The Hardest Training of All – Complete Rest

It’s been just over 6 weeks now since I completed the Coast to Kosciuszko 240km ultra marathon. The finish of this race marked over 415km of racing in the space of only 3.5 weeks with the race rolling off the back of the Great North 100 miles in mid November – 52 hours of tough racing in less than 4 weeks.

Not doing much - pics Nick Weinholt
Not doing much - pics Nick Weinholt

So what have I been doing since then? Not much. The past month has involved next to no running and this is actually a critical element of my training throughout the year. Twice a year I have a complete break from running to let my body, mind, work and family life rebalance itself in order to be 100% fit, rested and above all else, motivated to lock into a new training block and target key races with the focus and dedication required to perform well on the day.

Scott Jurek, one of the world’s best ultra marathoners, indeed a seven time Western States winner, is a believer in this approach and I have followed his ideas with success.

So when people ask me how my training has been going over the holidays I tell them it’s been tough. Not running is difficult. I managed to keep it to only a few runs in great parts of Australia over the break.

One such run was a spectacular run in the Kosciuszko National Park with Nick Weinholt. We ran the Blue Lakes Loop which is a stunning 23km loop around the main range and Blue Lake. This loop takes in the tallest peaks of Australia as well as some great Alpine and glacial lakes.

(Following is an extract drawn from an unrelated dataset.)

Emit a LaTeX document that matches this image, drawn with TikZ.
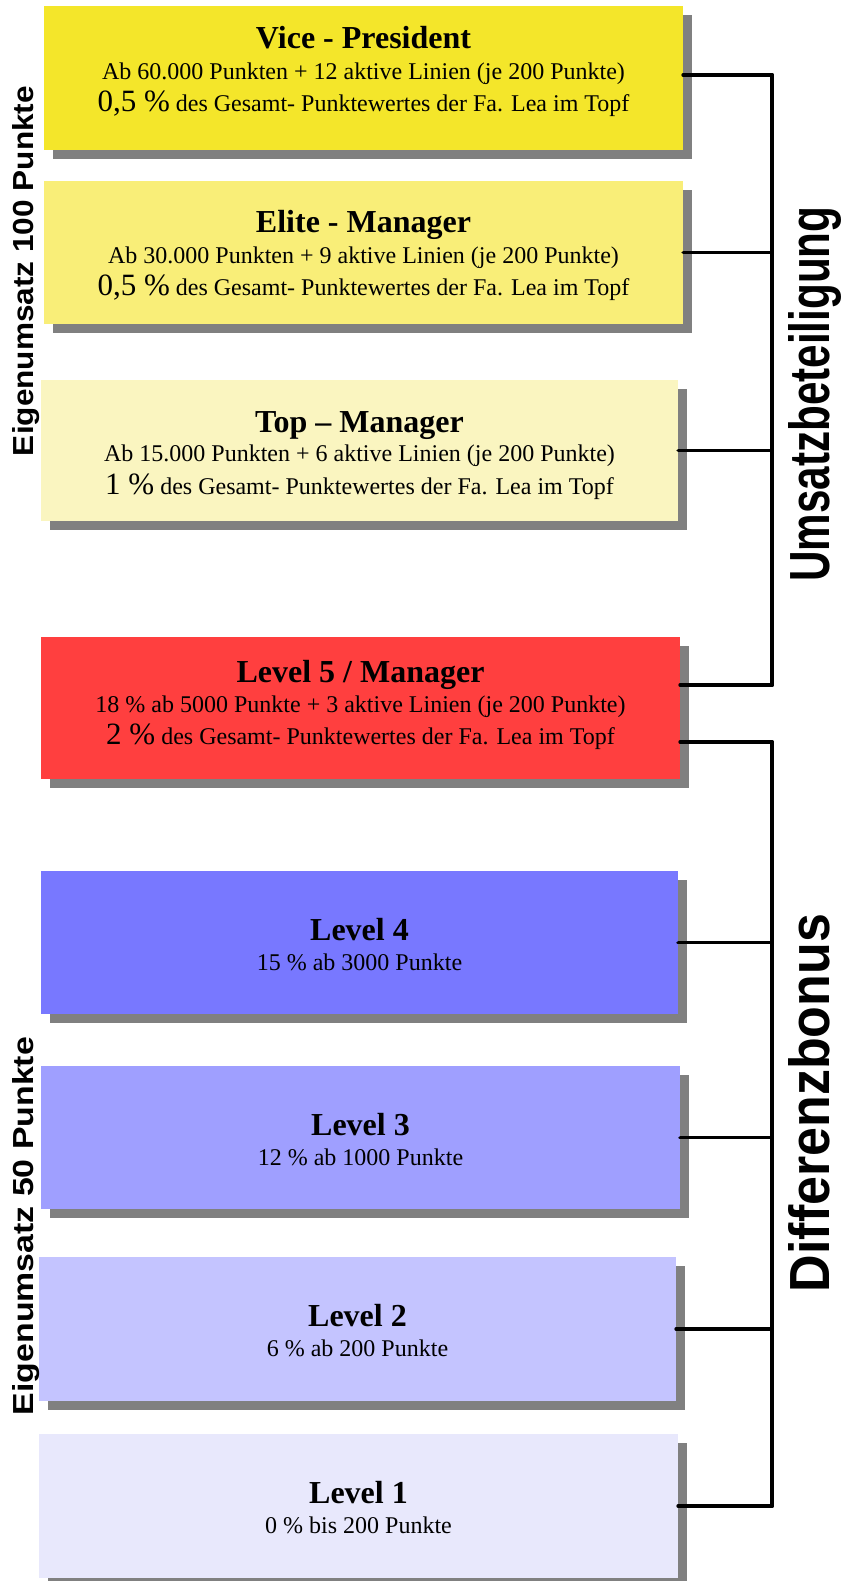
\documentclass[tikz,border=0pt]{standalone}
\usepackage{graphicx}
\usepackage{fontspec}
\setmainfont{Liberation Serif}
\newfontfamily\seitenschrift{Liberation Sans}
\usetikzlibrary{shadows}
\usetikzlibrary{calc,positioning}

\definecolor{vpgelb}{HTML}{F4E62A}
\definecolor{emgelb}{HTML}{F9EE78}
\definecolor{tmgelb}{HTML}{FAF5C0}
\definecolor{lfrot}{HTML}{FF3F3F}
\definecolor{lvier}{HTML}{7878FF}
\definecolor{ldrei}{HTML}{9F9FFF}
\definecolor{lzwei}{HTML}{C4C4FF}
\definecolor{leins}{HTML}{E8E8FC}

\tikzset{
  stufe/.style={rectangle, inner sep=0pt,
    drop shadow={shadow xshift=9pt, shadow yshift=-9pt, fill=black!50, opacity=1}},
  titel/.style={anchor=base, inner sep=0pt, font=\fontsize{32}{36}\selectfont\bfseries},
  zeile/.style={anchor=base, inner sep=0pt, font=\fontsize{24}{28}\selectfont},
  link/.style={line width=3.8pt, line cap=round},
  seite/.style={rotate=90, anchor=base, inner sep=0pt, font=\seitenschrift\bfseries},
}
\newcommand{\gross}[1]{{\fontsize{31}{36}\selectfont #1}}

\begin{document}
\begin{tikzpicture}[x=1pt,y=-1pt]
\useasboundingbox (0,0) rectangle (842,1581);

% Umsatzbeteiligung
	\node[stufe, fill=vpgelb, minimum width=639pt, minimum height=144pt] (vp) at (363.5,78) {};
	\node[titel] (vpT) at ([yshift=-43pt]vp.north) {Vice - President};
	\node[zeile] (vpA) at ([yshift=-74pt]vp.north) {Ab 60.000 Punkten + 12 aktive Linien (je 200 Punkte)};
	\node[zeile] (vpB) at ([yshift=-106pt]vp.north) {\gross{0,5 \%} des Gesamt- Punktewertes der Fa. Lea im Topf};

	\node[stufe, fill=emgelb, minimum width=639pt, minimum height=143pt] (em) at (363.5,252.5) {};
	\node[titel] (emT) at ([yshift=-52pt]em.north) {Elite - Manager};
	\node[zeile] (emA) at ([yshift=-83pt]em.north) {Ab 30.000 Punkten + 9 aktive Linien (je 200 Punkte)};
	\node[zeile] (emB) at ([yshift=-115pt]em.north) {\gross{0,5 \%} des Gesamt- Punktewertes der Fa. Lea im Topf};

	\node[stufe, fill=tmgelb, minimum width=637pt, minimum height=141pt] (tm) at (359.5,450.5) {};
	\node[titel] (tmT) at ([yshift=-53pt]tm.north) {Top – Manager};
	\node[zeile] (tmA) at ([yshift=-82pt]tm.north) {Ab 15.000 Punkten + 6 aktive Linien (je 200 Punkte)};
	\node[zeile] (tmB) at ([yshift=-115pt]tm.north) {\gross{1 \%} des Gesamt- Punktewertes der Fa. Lea im Topf};

	\node[stufe, fill=lfrot, minimum width=639pt, minimum height=142pt] (l5) at (360.5,708) {};
	\node[titel] (l5T) at ([yshift=-46pt]l5.north) {Level 5 / Manager};
	\node[zeile] (l5A) at ([yshift=-76pt]l5.north) {18 \% ab 5000 Punkte + 3 aktive Linien (je 200 Punkte)};
	\node[zeile] (l5B) at ([yshift=-108pt]l5.north) {\gross{2 \%} des Gesamt- Punktewertes der Fa. Lea im Topf};

% Differenzbonus
	\foreach \n/\cx/\cy/\w/\h/\c/\t/\s in {
		l4/359.5/942.5/637/143/lvier/4/15 \% ab 3000 Punkte,
		l3/360.5/1137.5/639/143/ldrei/3/12 \% ab 1000 Punkte,
		l2/357.5/1329/637/144/lzwei/2/6 \% ab 200 Punkte,
		l1/358.5/1506/639/144/leins/1/0 \% bis 200 Punkte}
	{
		\node[stufe, fill=\c, minimum width=\w pt, minimum height=\h pt] (\n) at (\cx,\cy) {};
		\node[titel] (\n T) at ([yshift=-70pt]\n.north) {Level \t};
		\node[zeile] (\n A) at ([yshift=-100pt]\n.north) {\s};
	}

% Verbindungen
	\coordinate (bus) at (772,0);
	\coordinate (vpR) at ([yshift=3pt]vp.east);
	\coordinate (l5o) at ([yshift=23pt]l5.east);
	\coordinate (l5u) at ([yshift=-34pt]l5.east);
	\foreach \b in {vpR,em,tm,l5o,l5u,l4,l3,l2,l1}
		\draw[link] (\b) -- (\b -| bus);
	\draw[link] (vpR -| bus) -- (l5o -| bus);
	\draw[link] (l5u -| bus) -- (l1 -| bus);

% Beschriftung
	\node[seite] (eu100) at (33,271) {\resizebox{370pt}{21pt}{Eigenumsatz 100 Punkte}};
	\node[seite] (eu50) at (33,1226) {\resizebox{378pt}{21pt}{Eigenumsatz 50 Punkte}};
	\node[seite] (ub) at (829,394) {\resizebox{375pt}{41pt}{Umsatzbeteiligung}};
	\node[seite] (db) at (829,1103) {\resizebox{378pt}{41pt}{Differenzbonus}};
\end{tikzpicture}
\end{document}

Driving up from Jindabyne through the clouds, past dozens of maniacal kangaroos we finally broke through the clouds at about 1,700m before reaching Charlotte Pass at 1,860m in blue skies and sunshine and 2 degrees Celsius. The loop heads out along the main range track to Mt Kosciuszko where you can stand on the top of the world taking in the breathtaking views.

From the top heading back down we took a right along the main range track towards Lake Albina, a high alpine lake. Continuing on past Club Lake, Mt Carruthers is crossed and then Blue Lake comes into view. After a few moments admiring the view we dropped rapidly to the Snowy Mountains River and then back up to Charlotte Pass. This was a great morning out and one of my favourite runs and a great chance to confirm that the altitude training is progressing very well.

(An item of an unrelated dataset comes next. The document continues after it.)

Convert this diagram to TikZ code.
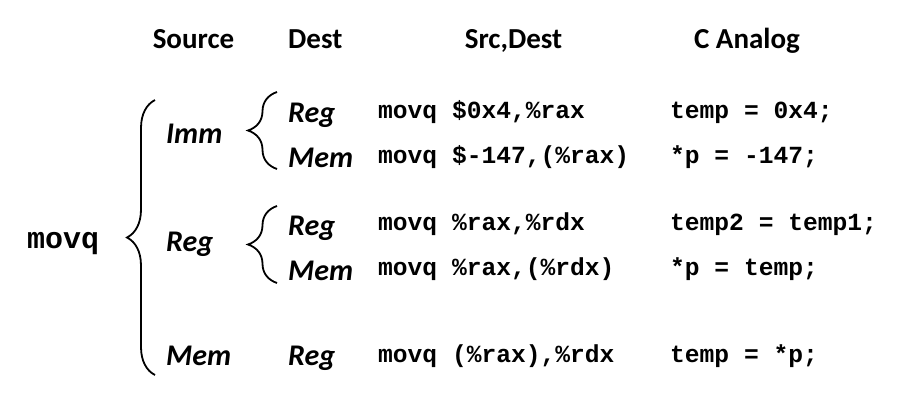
\documentclass[tikz,border=0pt]{standalone}
\usepackage{fontspec}
\setmainfont{Carlito}
\setmonofont{Liberation Mono}
\usetikzlibrary{decorations.pathreplacing}
\begin{document}
\begin{tikzpicture}[x=1pt,y=-1pt,
  hdr/.style={inner sep=0pt,anchor=base,font=\fontsize{29}{32}\selectfont\bfseries},
  lbl/.style={inner sep=0pt,anchor=base west,font=\fontsize{30}{34}\selectfont\bfseries\itshape},
  code/.style={inner sep=0pt,anchor=base west,font=\fontsize{24.6}{28}\selectfont\ttfamily\bfseries},
  bigcode/.style={inner sep=0pt,anchor=base west,font=\fontsize{30}{34}\selectfont\ttfamily\bfseries},
  curly/.style={draw,line width=1.8pt,decorate,decoration={brace,amplitude=#1,aspect=0.5}}]
\useasboundingbox (0,0) rectangle (902,400);
% headers
\node[hdr] (hsrc) at (193.5,48) {Source};
\node[hdr,anchor=base west] (hdst) at (288,48) {Dest};
\node[hdr] (hsd) at (513.5,48) {Src,Dest};
\node[hdr] (hc) at (747,48) {C Analog};
% left
\node[bigcode] (movq) at (27,248) {movq};
% source labels
\node[lbl] (simm) at (166,143) {Imm};
\node[lbl] (sreg) at (166,251) {Reg};
\node[lbl] (smem) at (166,365) {Mem};
% dest labels
\node[lbl] (d1) at (288,122) {Reg};
\node[lbl] (d2) at (288,167) {Mem};
\node[lbl] (d3) at (288,235) {Reg};
\node[lbl] (d4) at (288,280) {Mem};
\node[lbl] (d5) at (288,365) {Reg};
% code
\node[code] (c1) at (378,118) {movq \$0x4,\%rax};
\node[code] (c2) at (378,163) {movq \$-147,(\%rax)};
\node[code] (c3) at (378,230) {movq \%rax,\%rdx};
\node[code] (c4) at (378,275) {movq \%rax,(\%rdx)};
\node[code] (c5) at (378,362) {movq (\%rax),\%rdx};
% C analog
\node[code] (a1) at (670,118) {temp = 0x4;};
\node[code] (a2) at (670,163) {*p = -147;};
\node[code] (a3) at (670,230) {temp2 = temp1;};
\node[code] (a4) at (670,275) {*p = temp;};
\node[code] (a5) at (670,362) {temp = *p;};
% braces
\coordinate (bbT) at (155,100);
\coordinate (bbB) at (155,375);
\coordinate (b1T) at (277,92);
\coordinate (b1B) at (277,169);
\coordinate (b2T) at (277,206);
\coordinate (b2B) at (277,283);
\draw[curly=28] (bbB) -- (bbT);
\draw[curly=29] (b1B) -- (b1T);
\draw[curly=29] (b2B) -- (b2T);
\end{tikzpicture}
\end{document}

Heading along the main range track
Last snow on the main range - pics Nick Weinholt

I would encourage everyone to think about whether you are motivated in your training and focused on your goals. Do you bound out of bed each morning looking forward to your next training run and complete it to a high standard? If not it’s likely you’re in a training rut and need to take a break to freshen up so that you can bank that fitness you have, live off the interest for a few weeks, then look to make the big gains in a few weeks after some time off to really give your training the boost it deserves in 2012.

Ultra168 is heading back into the Alpine this weekend, this time to Victoria for a 5 day training weekend with the No Roads racing team, who featured heavily at the pointy end of the Bogong to Hotham race. The sledging and sandbagging has already begun and it is sure to be a fun weekend. If you are in the area or keen for a break over the Australia day holidays let us know and we will catch up for a run on some trails such as Quartz Ridge, Diamantina Spur, Bon Accord, the Razorback, Spione Kopje, and the Staircase Spur to name a few.

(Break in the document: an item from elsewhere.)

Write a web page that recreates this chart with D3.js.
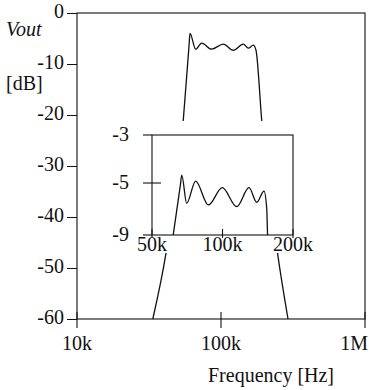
<!DOCTYPE html>
<html>
<head>
<meta charset="utf-8">
<script src="https://cdn.jsdelivr.net/npm/d3@7"></script>
<style>
  html, body { margin: 0; padding: 0; background: #fff; }
  svg { display: block; }
  text { font-family: "Liberation Serif", "Times New Roman", serif; font-size: 20px; fill: #111; }
</style>
</head>
<body>
<div id="chart"></div>
<script>
// main response: frequency (Hz) vs output level (dB)
const mainFreq = [33600, 41500, 54700, 60000, 60900, 66700, 73400, 86100, 103700, 121700, 142900, 154800, 167600, 175000, 191700, 247000, 292000];
const mainDb   = [-60, -47.1, -21.0, -6.3, -4.0, -7.1, -5.9, -7.1, -6.1, -7.3, -6.1, -6.9, -6.3, -7.3, -21.0, -47.1, -60];

// passband detail shown in the inset
const insetFreq = [61600, 66100, 67000, 70300, 76800, 87000, 99800, 115000, 129800, 140000, 150400, 154400, 155700];
const insetDb   = [-9, -5.15, -4.67, -6.56, -4.92, -6.69, -5.36, -6.82, -5.36, -6.48, -5.62, -6.92, -9];

const mainXTicks = [1e4, 1e5, 1e6];
const mainXLabels = ["10k", "100k", "1M"];
const mainYTicks = [0, -10, -20, -30, -40, -50, -60];

const insetXTicks = [5e4, 1e5, 2e5];
const insetXLabels = ["50k", "100k", "200k"];
const insetYTicks = [-3, -5, -9];

const width = 369, height = 390;

const svg = d3.select("#chart").append("svg")
    .attr("width", width)
    .attr("height", height);

// main scales
const x = d3.scaleLog().domain([1e4, 1e6]).range([77, 365]);
const y = d3.scaleLinear().domain([0, -60]).range([13, 319]);

// inset scales (the printed inset axis is not evenly spaced, so use a piecewise scale)
const ix = d3.scaleLog().domain([5e4, 2e5]).range([152, 293]);
const iy = d3.scaleLinear().domain([-3, -5, -9]).range([135, 183, 235]);

const ink = "#111";
const fmt = d => String(d); // plain hyphen, as printed

// frame
svg.append("rect")
    .attr("x", x.range()[0]).attr("y", y.range()[0])
    .attr("width", x.range()[1] - x.range()[0])
    .attr("height", y.range()[1] - y.range()[0])
    .attr("fill", "none").attr("stroke", ink).attr("stroke-width", 1.1);

// main curve
const mainLine = d3.line()
    .x(d => x(d[0]))
    .y(d => y(d[1]))
    .curve(d3.curveMonotoneX);

svg.append("path")
    .datum(d3.zip(mainFreq, mainDb))
    .attr("d", mainLine)
    .attr("fill", "none").attr("stroke", ink).attr("stroke-width", 1.3);

// y axis
const yAxis = svg.append("g")
    .attr("transform", `translate(${x.range()[0]},0)`)
    .call(d3.axisLeft(y).tickValues(mainYTicks).tickSize(10).tickPadding(3).tickFormat(fmt));
yAxis.select(".domain").remove();
yAxis.selectAll("line").attr("stroke", ink);
yAxis.selectAll("text").attr("dy", "0.22em");
yAxis.attr("font-size", null).attr("font-family", null);

// x ticks crossing the bottom axis
svg.append("g").selectAll("line")
    .data(mainXTicks)
    .join("line")
    .attr("x1", d => x(d)).attr("x2", d => x(d))
    .attr("y1", y(-60) - 7).attr("y2", y(-60) + 9)
    .attr("stroke", ink).attr("stroke-width", 1.1);

svg.append("g").selectAll("text")
    .data(mainXTicks)
    .join("text")
    .attr("x", d => x(d))
    .attr("y", 350)
    .attr("text-anchor", "middle")
    .text((d, i) => mainXLabels[i])
    .each(function () {
        // keep labels inside the picture
        const w = this.getComputedTextLength();
        const cx = +this.getAttribute("x");
        if (cx + w / 2 > width - 1) this.setAttribute("x", width - 1 - w / 2);
    });

svg.append("text")
    .attr("x", 271).attr("y", 382)
    .attr("text-anchor", "middle")
    .text("Frequency [Hz]");

svg.append("text")
    .attr("x", 6).attr("y", 36)
    .attr("font-style", "italic")
    .text("Vout");

svg.append("text")
    .attr("x", 6).attr("y", 90)
    .text("[dB]");

// inset: white backing hides the main curve behind it
const inset = svg.append("g");
inset.append("rect")
    .attr("x", 95).attr("y", 121)
    .attr("width", 225).attr("height", 132)
    .attr("fill", "#fff");

inset.append("rect")
    .attr("x", ix.range()[0]).attr("y", iy.range()[0])
    .attr("width", ix.range()[1] - ix.range()[0])
    .attr("height", iy.range()[2] - iy.range()[0])
    .attr("fill", "none").attr("stroke", ink).attr("stroke-width", 1.1);

const insetLine = d3.line()
    .x(d => ix(d[0]))
    .y(d => iy(d[1]))
    .curve(d3.curveMonotoneX);

inset.append("path")
    .datum(d3.zip(insetFreq, insetDb))
    .attr("d", insetLine)
    .attr("fill", "none").attr("stroke", ink).attr("stroke-width", 1.3);

// inset y ticks (cross the left edge)
inset.append("g").selectAll("line")
    .data(insetYTicks)
    .join("line")
    .attr("x1", ix.range()[0] - 9).attr("x2", d => d === -5 ? ix.range()[0] + 9 : ix.range()[0])
    .attr("y1", d => iy(d)).attr("y2", d => iy(d))
    .attr("stroke", ink).attr("stroke-width", 1.1);

inset.append("g").selectAll("text")
    .data(insetYTicks)
    .join("text")
    .attr("x", 129)
    .attr("y", d => iy(d))
    .attr("dy", "0.32em")
    .attr("text-anchor", "end")
    .text(fmt);

// inset x ticks
inset.append("g").selectAll("line")
    .data(insetXTicks)
    .join("line")
    .attr("x1", d => ix(d)).attr("x2", d => ix(d))
    .attr("y1", iy(-9) - 6).attr("y2", iy(-9) + 3)
    .attr("stroke", ink).attr("stroke-width", 1.1);

inset.append("g").selectAll("text")
    .data(insetXTicks)
    .join("text")
    .attr("x", d => ix(d))
    .attr("y", 251)
    .attr("text-anchor", "middle")
    .text((d, i) => insetXLabels[i]);
</script>
</body>
</html>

Feathertop, a Victorian Alpine must-do
Feathertop, a Victorian Alpine must-do
Andrew Vize
Sydney based Ultra marathon runner.

6 thoughts on “The Hardest Training of All – Complete Rest

  1. It is good to hear of people taking a decent break after key races.

    As hard as it was at times the 4 weeks after C2K was a great time to rest and let the body recover.
    Getting over all those niggles that come with the large training blocks and starting fresh is a good way to avoid injuries.

    Can’t wait to get back into the big training sessions on the trails!

    1. Couldn’t agree more Ewan, it was good to catch up over the weekend and just have a nice morning on the trails with no time or distance pressure. Looking forward to TNF and then UTMB… Will be an awesome 2012….

  2. Great article Andy. Yes Rest and recovery are very important aspects of Ultra Running as our C2K Champion affirms. Chat soon.
    Dave E

  3. Good thoughts there Andrew. It is important to recover after any major effort as our bodies need to get over the shock off ultras.

    But I am jealous of your current training regimen down at the Alps. Looks like I will be sticking to the hills around Heaton and Somersby for pre 6ft.

    Keep it up . Good luck all with your training for 2012.

    Otis

  4. Hope the high country training went well. Was looking out for you all out there. And the big ride, that is a great way to cap off the weekend. Gotta love those mountains.